В зрелые годы Пришвин пережил потрясения, связанные с событиями Октябрьской революции 1917 года. Несмотря на то, что писатель остался в родной стране и продол- жил работу в отечественной литературе, революционные процессы он подверг резкой критике. Пришвин постоянно подчёркивал, что выделенное им много ранее тоталитарное начало в коммунистической идеологии при своём реальном воплощении принесло кровавую вакханалию и подавление человеческой личности. Причём, наряду с деструктивными началами марксизма, в революционных процессах иногда подспудно проявлялись аналогичные начала и других идей, когда-то отвергнутых Пришвиным из-за тоталитаризма.
Наиболее полно критическое восприятие событий и процессов революции Пришвин сформулировал в статье 1918 года «Большевик из Балаганчика», ставшей ответом на статью а. а.
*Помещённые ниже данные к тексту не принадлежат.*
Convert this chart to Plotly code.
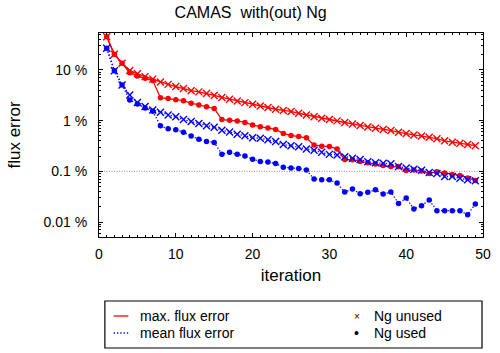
import plotly.graph_objects as go

# ---------------- data ----------------
iterations = list(range(1, 50))

max_err_ng_unused = [45.3, 20.4, 13.6, 9.8, 8.4, 7.4, 6.6, 5.8, 5.2, 4.7,
                     4.3, 3.9, 3.7, 3.45, 3.15, 2.87, 2.65, 2.45, 2.27, 2.11,
                     1.95, 1.81, 1.68, 1.59, 1.52, 1.40, 1.30, 1.20, 1.12, 1.05,
                     0.99, 0.92, 0.86, 0.80, 0.75, 0.71, 0.67, 0.64, 0.59, 0.56,
                     0.52, 0.50, 0.47, 0.44, 0.40, 0.376, 0.36, 0.34, 0.32]

max_err_ng_used = [45.3, 20.4, 13.6, 8.85, 7.6, 6.86, 6.2, 2.84, 2.74, 2.60,
                   2.48, 2.21, 2.04, 1.88, 1.74, 1.05, 1.02, 0.99, 0.925, 0.82,
                   0.76, 0.72, 0.67, 0.56, 0.51, 0.485, 0.46, 0.33, 0.314, 0.308,
                   0.277, 0.171, 0.170, 0.156, 0.147, 0.139, 0.131, 0.124, 0.123, 0.104,
                   0.106, 0.101, 0.091, 0.098, 0.093, 0.087, 0.083, 0.074, 0.066]

mean_err_ng_unused = [26.8, 9.7, 5.06, 3.22, 2.29, 1.91, 1.63, 1.47, 1.30, 1.19,
                      1.05, 0.96, 0.88, 0.79, 0.74, 0.65, 0.60, 0.54, 0.505, 0.46,
                      0.45, 0.42, 0.386, 0.34, 0.32, 0.304, 0.277, 0.26, 0.237, 0.216,
                      0.211, 0.193, 0.182, 0.172, 0.155, 0.147, 0.145, 0.141, 0.124, 0.116,
                      0.110, 0.105, 0.095, 0.091, 0.079, 0.079, 0.073, 0.068, 0.065]

mean_err_ng_used = [26.8, 9.7, 5.06, 2.56, 2.14, 1.78, 1.54, 0.79, 0.69, 0.66,
                    0.59, 0.50, 0.43, 0.39, 0.37, 0.218, 0.237, 0.218, 0.20, 0.174,
                    0.157, 0.152, 0.143, 0.12, 0.116, 0.114, 0.106, 0.0705, 0.068, 0.068,
                    0.0586, 0.0389, 0.0446, 0.0361, 0.0385, 0.0432, 0.0356, 0.0391, 0.0232, 0.0297,
                    0.0181, 0.0209, 0.0271, 0.0167, 0.0167, 0.0167, 0.0167, 0.0139, 0.0227]

x_tick_values = [0, 10, 20, 30, 40, 50]
y_tick_values = [0.01, 0.1, 1, 10]
y_tick_labels = ["0.01 %", "0.1 %", "1 %", "10 %"]
reference_level = 0.1

title_text = "CAMAS\u00a0\u00a0with(out) Ng"
legend_line_labels = ["max. flux error", "mean flux error"]
legend_marker_labels = ["Ng unused", "Ng used"]

# ---------------- style ----------------
W, H = 500, 353
ML, MR, MT, MB = 99, 9, 33, 116
PW, PH = W - ML - MR, H - MT - MB
FONT = "Liberation Sans, Arial, sans-serif"
RED = "#ff0000"
BLUE = "#0000ff"
DOTTED = "1.3px,2px"
X_RANGE = [0, 50]
Y_RANGE = [-2.296, 1.73]


def px(x):
    return (x - ML) / PW


def py(y):
    return (H - MB - y) / PH


fig = go.Figure()

# reference dotted line at 0.1 %
fig.add_trace(go.Scatter(x=X_RANGE, y=[reference_level, reference_level], mode="lines",
                         line=dict(color="#909090", width=1, dash="1px,1.5px"),
                         showlegend=False, hoverinfo="skip"))

series = [
    (max_err_ng_unused, RED, "solid", "x-thin", 7),
    (max_err_ng_used, RED, "solid", "circle", 5.5),
    (mean_err_ng_unused, BLUE, DOTTED, "x-thin", 7),
    (mean_err_ng_used, BLUE, DOTTED, "circle", 5.5),
]
for vals, col, dash, sym, size in series:
    fig.add_trace(go.Scatter(
        x=iterations, y=vals, mode="lines+markers",
        line=dict(color=col, width=1.3, dash=dash),
        marker=dict(symbol=sym, size=size, color=col,
                    line=dict(color=col, width=1.4 if sym == "x-thin" else 0)),
        showlegend=False))

minor_y = [m * 10 ** e for e in range(-3, 2) for m in range(2, 10)]

fig.update_layout(
    width=W, height=H,
    margin=dict(l=ML, r=MR, t=MT, b=MB, pad=0),
    paper_bgcolor="white", plot_bgcolor="white",
    font=dict(family=FONT, size=14, color="black"),
    title=dict(text=title_text, x=px(295.5), xanchor="center", y=1 - 12 / H,
               yanchor="middle", font=dict(size=16)),
    xaxis=dict(range=X_RANGE, tickvals=x_tick_values, ticks="inside", ticklen=4,
               tickwidth=1, tickcolor="black", showline=True, linecolor="black",
               linewidth=1.2, mirror="ticks", showgrid=False, zeroline=False,
               ticklabelstandoff=4,
               minor=dict(dtick=1, ticks="inside", ticklen=2, tickcolor="black",
                          showgrid=False),
               title=dict(text="iteration", standoff=8)),
    yaxis=dict(type="log", range=Y_RANGE, tickvals=y_tick_values, ticktext=y_tick_labels,
               ticks="inside", ticklen=4, tickwidth=1, tickcolor="black",
               showline=True, linecolor="black", linewidth=1.2, mirror="ticks",
               showgrid=False, zeroline=False, ticklabelstandoff=8,
               minor=dict(tickmode="array", tickvals=minor_y, ticks="inside", ticklen=2,
                          tickcolor="black", showgrid=False),
               title=dict(text="flux error", standoff=18)),
)

# ---------------- legend (drawn box) ----------------
shapes = [dict(type="rect", xref="paper", yref="paper",
               x0=px(105), x1=px(490), y0=py(348), y1=py(301),
               line=dict(color="black", width=1.2), fillcolor="rgba(0,0,0,0)")]
row_y = [316, 333]
shapes.append(dict(type="line", xref="paper", yref="paper", x0=px(114), x1=px(129),
                   y0=py(row_y[0]), y1=py(row_y[0]), line=dict(color=RED, width=1.3)))
shapes.append(dict(type="line", xref="paper", yref="paper", x0=px(114), x1=px(129),
                   y0=py(row_y[1]), y1=py(row_y[1]),
                   line=dict(color=BLUE, width=1.3, dash=DOTTED)))
annotations = []
for lab, ry in zip(legend_line_labels, row_y):
    annotations.append(dict(text=lab, xref="paper", yref="paper", x=px(139), y=py(ry),
                            xanchor="left", yanchor="middle", showarrow=False,
                            font=dict(size=14)))
for lab, ry in zip(legend_marker_labels, row_y):
    annotations.append(dict(text=lab, xref="paper", yref="paper", x=px(378), y=py(ry),
                            xanchor="left", yanchor="middle", showarrow=False,
                            font=dict(size=14)))
annotations.append(dict(text="\u00d7", xref="paper", yref="paper", x=px(362), y=py(row_y[0]),
                        xanchor="center", yanchor="middle", showarrow=False,
                        font=dict(size=10)))
annotations.append(dict(text="\u2022", xref="paper", yref="paper", x=px(362), y=py(row_y[1]),
                        xanchor="center", yanchor="middle", showarrow=False,
                        font=dict(size=14)))
fig.update_layout(shapes=shapes, annotations=annotations)

fig.write_html("out.html")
Блока «Интеллигенция и революция». Блок, как известно, революцию искренне приветствовал. В названной статье он сравнивал последнюю с бурным потоком, с грозовым вихрем, который пусть несёт разрушение, но при этом несёт и нечто великое. В связи с этим Блок призывал русскую интеллигенцию «всем сердцем, всей душой слушать прекрасную музыку революции» [1, с. 116].
Статья «Интеллигенция и революция» вызвала протест у многих представителей русской литературы, среди которых был и Пришвин. В статье «Большевик из Балаганчика» он определяет революцию как кипящий бесовский чан, в котором варится Бессловесное. Блок же с чувством кающегося барина призывает всех встать на самый край этого чана и слушать прекрасную му- зыку революции. Пришвин вспоминает, что Блок в прошлом также проявлял интерес к учению хлыстов, которые призывали броситься в их чан и воскреснуть вождём. Блок спрашивал: «а моя личность?» — «Ответа не было из чана, как не будет ответа и из нынешнего революционного чана…» [3].
В статье «голубое знамя» Пришвин определяет революционные события как некое безумное шествие, где «безумный впереди, пьяный позади шествуют в странном обманном согласии» [4].
Отвергнутое Пришвиным тоталитарное обожествление основополагающих начал учения после победы революции зачастую стало принимать формы уродливого идолопоклонства. В дневнике за 1920-й год писатель рассказывает, как в его родном Ельце установили на центральной площади саженую голову маркса, «идолище поганое», и служат вокруг этого идолища страшные мистерии: «…Выходят к голове ораторы и произносят речи, почти всегда завершающиеся словами “сметём, раздавим”. Оркестр после каждого “сметём, раздавим” играет “марсельезу”…» [6, с. 67].
В заключение заметим, что критическая оценка Пришвиным выделенных в статье социально-политических, эстетических и религиозных идей, при невозможности исключительно негативного отношения к ним, является адекватной и объективной. Это, как отмечалось выше, было подтверждено дальнейшими историческими событиями ХХ века.